● **WHAT TO WORK ON**: Search the data for the string "this" and extract every line where it appears.

● **DATASET**:
-----
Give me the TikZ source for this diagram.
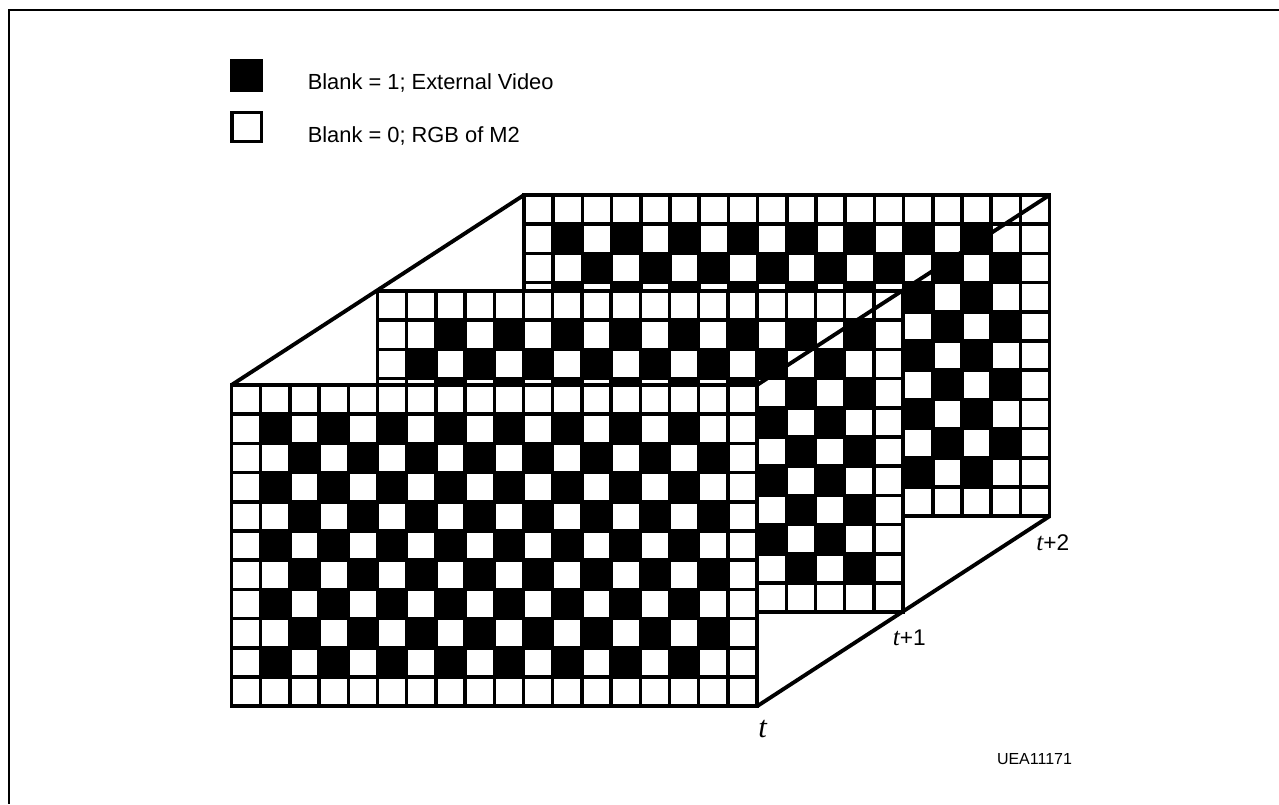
\documentclass[tikz,border=0pt]{standalone}
\usepackage{fontspec}
\setmainfont{Liberation Sans}
\newfontfamily\timefont{Liberation Serif}
\usetikzlibrary{calc,positioning}
\newcommand{\cellsize}{29.2}
\newcommand{\timevar}{{\timefont\itshape\fontsize{19}{20}\selectfont t}}
\tikzset{
  frameline/.style={line width=2.9pt},
  gridline/.style={line width=2.6pt,line cap=rect},
  legendtext/.style={anchor=base west,inner sep=0pt,font=\fontsize{16.4}{18}\selectfont},
  timetext/.style={anchor=base west,inner sep=0pt,font=\fontsize{17}{19}\selectfont}
}
% one video frame: name, left, top, parity of the black cells
\newcommand{\videoframe}[4]{
  \coordinate (#1tl) at (#2,#3);
  \coordinate (#1tr) at ($(#1tl)+(18*\cellsize,0)$);
  \coordinate (#1bl) at ($(#1tl)+(0,11*\cellsize)$);
  \coordinate (#1br) at ($(#1tl)+(18*\cellsize,11*\cellsize)$);
  \fill[white] (#1tl) rectangle (#1br);
  \foreach \r in {1,...,9}{
    \foreach \c in {1,...,16}{
      \pgfmathtruncatemacro{\cellodd}{mod(\r+\c+#4,2)}
      \ifnum\cellodd=0
        \fill ($(#1tl)+(\c*\cellsize,\r*\cellsize)$) rectangle +(\cellsize,\cellsize);
      \fi
    }
  }
  \foreach \c in {0,...,18}
    \draw[gridline] ($(#1tl)+(\c*\cellsize,0)$) -- ($(#1bl)+(\c*\cellsize,0)$);
  \foreach \r in {0,...,11}
    \draw[gridline] ($(#1tl)+(0,\r*\cellsize)$) -- ($(#1tr)+(0,\r*\cellsize)$);
}
\begin{document}
\begin{tikzpicture}[x=0.75pt,y=-0.75pt,line join=miter]
\useasboundingbox (0,0) rectangle (1279,804);
\fill[white] (0,0) rectangle (1279,804);
\draw[line width=1.5pt] (1279,10) -- (9,10) -- (9,804);

\node[draw,fill=black,minimum size=24.5pt,inner sep=0pt,line width=0pt] (blankone) at (246.5,75.5) {};
\node[draw,line width=2.5pt,minimum size=22pt,inner sep=0pt] (blankzero) at (246.5,127) {};
\node[legendtext] (blankonetext) at (307.5,89) {Blank = 1; External Video};
\node[legendtext] (blankzerotext) at (307.5,142) {Blank = 0; RGB of M2};

\videoframe{third}{524}{195}{0}
\videoframe{second}{377.5}{291}{1}
\videoframe{first}{231.5}{385}{0}

\draw[frameline] (firsttl) -- (thirdtl);
\draw[frameline] (firsttr) -- (thirdtr);
\draw[frameline] (firstbr) -- (thirdbr);

\node[anchor=base west,inner sep=0pt,font=\timefont\itshape\fontsize{23}{24}\selectfont] (tzero) at (758,737) {t};
\node[timetext] (tone) at (892.5,645) {\timevar+1};
\node[timetext] (ttwo) at (1036,550) {\timevar+2};
\node[inner sep=0pt,font=\fontsize{12}{14}\selectfont] (code) at (1034.5,759) {UEA11171};
\end{tikzpicture}
\end{document}
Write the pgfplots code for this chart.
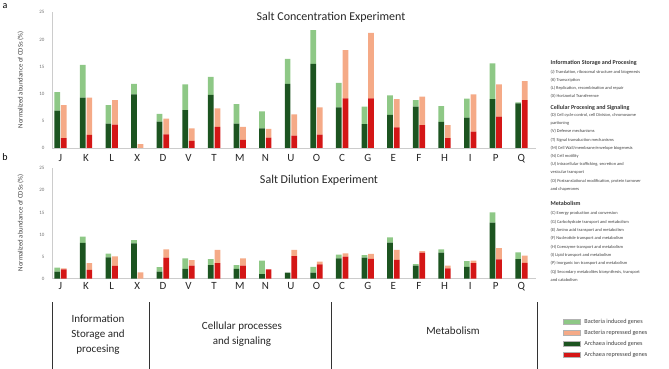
\documentclass[border=0pt]{standalone}
\usepackage{pgfplots}
\pgfplotsset{compat=1.18}
\usepackage{pgfplotstable}
\usepackage{fontspec}
\setmainfont{Carlito}

\definecolor{archInd}{RGB}{28,84,32}
\definecolor{bactInd}{RGB}{142,200,134}
\definecolor{archRep}{RGB}{212,22,22}
\definecolor{bactRep}{RGB}{245,170,135}
\definecolor{txt}{RGB}{64,64,64}

% ai/ar: archaea induced/repressed; bi/br: bacteria share stacked on top (%)
\pgfplotstableread{
idx cat ai  bi   ar   br
0   J   6.9 3.4  1.8  6.1
1   K   9.3 6.0  2.4  6.9
2   L   4.5 3.4  4.3  4.5
3   X   9.9 1.9  0.0  0.7
4   D   4.85 1.45 2.5 2.9
5   V   7.0 4.7  1.3  2.3
6   T   9.8 3.3  3.9  3.4
7   M   4.5 3.6  1.5  2.4
8   N   3.6 3.15 1.9  1.6
9   U   11.8 4.6 2.3  3.9
10  O   15.5 6.2 2.45 5.05
11  C   7.5 4.5  9.15 8.9
12  G   4.4 3.2  9.15 12.05
13  E   6.1 3.6  3.8  5.2
14  F   7.6 1.2  4.2  5.25
15  H   4.8 2.9  1.8  2.4
16  I   5.6 3.5  3.0  6.9
17  P   9.0 6.6  5.8  5.9
18  Q   8.2 0.2  8.8  3.5
}\concdata

\pgfplotstableread{
idx cat ai  bi   ar   br
0   J   1.6 0.9  2.1  0.25
1   K   8.1 1.4  2.0  1.5
2   L   4.85 0.85 2.9 2.15
3   X   8.0 0.75 0.0  1.45
4   D   1.6 1.0  4.75 1.9
5   V   2.2 2.4  2.95 1.25
6   T   3.1 1.35 3.5  3.0
7   M   2.2 0.9  2.95 1.65
8   N   1.05 3.05 2.1 0.0
9   U   1.4 0.0  5.1  1.4
10  O   1.35 1.35 3.25 0.6
11  C   4.6 0.85 5.0  0.75
12  G   4.75 0.6 4.5  1.1
13  E   8.15 1.2 4.25 2.25
14  F   2.95 0.35 5.9 0.35
15  H   5.9 0.75 2.35 0.6
16  I   2.7 1.3  3.5  0.6
17  P   12.7 2.3 4.4  2.5
18  Q   4.45 1.5 3.6  1.6
}\dilutdata

\pgfplotsset{
  panel/.style={
    scale only axis, width=484pt,
    xmin=-0.33, xmax=18.57, ymin=0, ymax=25,
    ybar stacked, bar width=5.7pt,
  },
  framed/.style={
    axis lines=left,
    axis line style={draw=black!20, -},
    major tick length=0pt,
    ytick={0,5,...,25},
    xtick={0,...,18},
    /pgf/number format/assume math mode=true,
    yticklabel style={font=\fontsize{5}{6}\selectfont, text=black!55, xshift=-4pt},
    xticklabel style={font=\fontsize{11}{12}\selectfont, text=black!85},
  },
}

\newcommand{\hd}[2]{\node[anchor=mid west, inner sep=0pt, text=black!80,
  font=\fontsize{6}{7}\selectfont\bfseries] at (550.5pt,369pt-#1pt) {#2};}
\newcommand{\ki}[2]{\node[anchor=mid west, inner sep=0pt, text=txt,
  font=\fontsize{4.4}{5}\selectfont] at (550.5pt,369pt-#1pt) {#2};}

\begin{document}
\begin{tikzpicture}
\path[use as bounding box] (0pt,0pt) rectangle (669pt,369pt);

% ---------- panel a: salt concentration ----------
\begin{axis}[panel, framed, height=135.7pt, at={(52pt,221pt)}, anchor=south west,
  xticklabels from table={\concdata}{cat},
  xticklabel style={yshift=-3pt}]
  \addplot[fill=archInd, draw=none, bar shift=-3.3pt] table[x=idx, y=ai] {\concdata};
  \addplot[fill=bactInd, draw=none, bar shift=-3.3pt] table[x=idx, y=bi] {\concdata};
\end{axis}
\begin{axis}[panel, hide axis, height=135.7pt, at={(52pt,221pt)}, anchor=south west]
  \addplot[fill=archRep, draw=none, bar shift=3.3pt] table[x=idx, y=ar] {\concdata};
  \addplot[fill=bactRep, draw=none, bar shift=3.3pt] table[x=idx, y=br] {\concdata};
\end{axis}

% ---------- panel b: salt dilution ----------
\begin{axis}[panel, framed, height=110.4pt, at={(52pt,90.3pt)}, anchor=south west,
  xticklabels from table={\dilutdata}{cat},
  xticklabel style={yshift=-0.5pt},
  legend style={at={(1.055,-0.35)}, anchor=north west, draw=none, fill=none,
    font=\fontsize{6.2}{7}\selectfont, text=txt, row sep=2.9pt, column sep=3pt,
    inner sep=0pt, nodes={inner sep=1.2pt}},
  legend cell align=left,
  legend image code/.code={\draw[#1, draw=black!30] (0pt,-2.3pt) rectangle (17pt,2.3pt);}]
  \addplot[fill=archInd, draw=none, bar shift=-3.3pt, forget plot] table[x=idx, y=ai] {\dilutdata};
  \addplot[fill=bactInd, draw=none, bar shift=-3.3pt, forget plot] table[x=idx, y=bi] {\dilutdata};
  \addlegendimage{fill=bactInd}\addlegendentry{Bacteria induced genes}
  \addlegendimage{fill=bactRep}\addlegendentry{Bacteria repressed genes}
  \addlegendimage{fill=archInd}\addlegendentry{Archaea induced genes}
  \addlegendimage{fill=archRep}\addlegendentry{Archaea repressed genes}
\end{axis}
\begin{axis}[panel, hide axis, height=110.4pt, at={(52pt,90.3pt)}, anchor=south west]
  \addplot[fill=archRep, draw=none, bar shift=3.3pt] table[x=idx, y=ar] {\dilutdata};
  \addplot[fill=bactRep, draw=none, bar shift=3.3pt] table[x=idx, y=br] {\dilutdata};
\end{axis}

% panel letters, titles, y labels
\node[font=\fontsize{10}{12}\selectfont] at (5pt,363pt) {a};
\node[font=\fontsize{10}{12}\selectfont] at (5pt,212pt) {b};
\node[font=\fontsize{12}{14}\selectfont, text=black!85] at (331pt,352pt) {Salt Concentration Experiment};
\node[font=\fontsize{12}{14}\selectfont, text=black!85] at (319pt,189pt) {Salt Dilution Experiment};
\node[rotate=90, font=\fontsize{6.8}{8}\selectfont, text=txt] at (20.5pt,289pt) {Normalized abundance of CDSs (\%)};
\node[rotate=90, font=\fontsize{6.8}{8}\selectfont, text=txt] at (20.5pt,146pt) {Normalized abundance of CDSs (\%)};

% functional groups below the categories
\draw[black!80, line width=0.9pt] (52pt,0pt) -- (52pt,67pt) (149.5pt,0pt) -- (149.5pt,67pt)
  (331.7pt,0pt) -- (331.7pt,67pt) (537pt,0pt) -- (537pt,67pt);
\node[align=center, font=\fontsize{11}{15}\selectfont, text=black!85] at (98pt,34pt)
  {Information\\Storage and\\procesing};
\node[align=center, font=\fontsize{11}{15}\selectfont, text=black!85] at (242pt,34.7pt)
  {Cellular processes\\and signaling};
\node[font=\fontsize{11}{13}\selectfont, text=black!85] at (453pt,38pt) {Metabolism};

% COG category key
\hd{61.7}{Information Storage and Procesing}
\ki{70.7}{(J) Translation, ribosomal structure and biogenesis}
\ki{79}{(K) Transcription}
\ki{87.3}{(L) Replication, recombination and repair}
\ki{95.6}{(X) Horizontal Transference}
\hd{107.3}{Cellular Procesing and Signaling}
\ki{114.3}{(D) Cell cycle control, cell Division, chromosome}
\ki{122}{partioning}
\ki{130.3}{(V) Defense mechanisms}
\ki{138.7}{(T) Signal transduction mechanisms}
\ki{147}{(M) Cell Wall/membrane/envelope biogenesis}
\ki{155}{(N) Cell motility}
\ki{163}{(U) Intracellular trafficking, secretion and}
\ki{171}{vesicular transport}
\ki{179.7}{(O) Postranslational modification, protein turnover}
\ki{188}{and chaperones}
\hd{203.3}{Metabolism}
\ki{212}{(C) Energy production and conversion}
\ki{220.7}{(G) Carbohydrate transport and metabolism}
\ki{229}{(E) Amino acid transport and metabolism}
\ki{237.3}{(F) Nucleotide transport and metabolism}
\ki{245.7}{(H) Coenzyme transport and metabolism}
\ki{254}{(I) Lipid transport and metabolism}
\ki{262.3}{(P) Inorganic ion transport and metabolism}
\ki{270.7}{(Q) Secondary metabolites biosynthesis, transport}
\ki{279}{and catabolism}
\end{tikzpicture}
\end{document}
-----
● **PROBLEM SOLUTION**:
Give me the TikZ source for this diagram.
Write the pgfplots code for this chart.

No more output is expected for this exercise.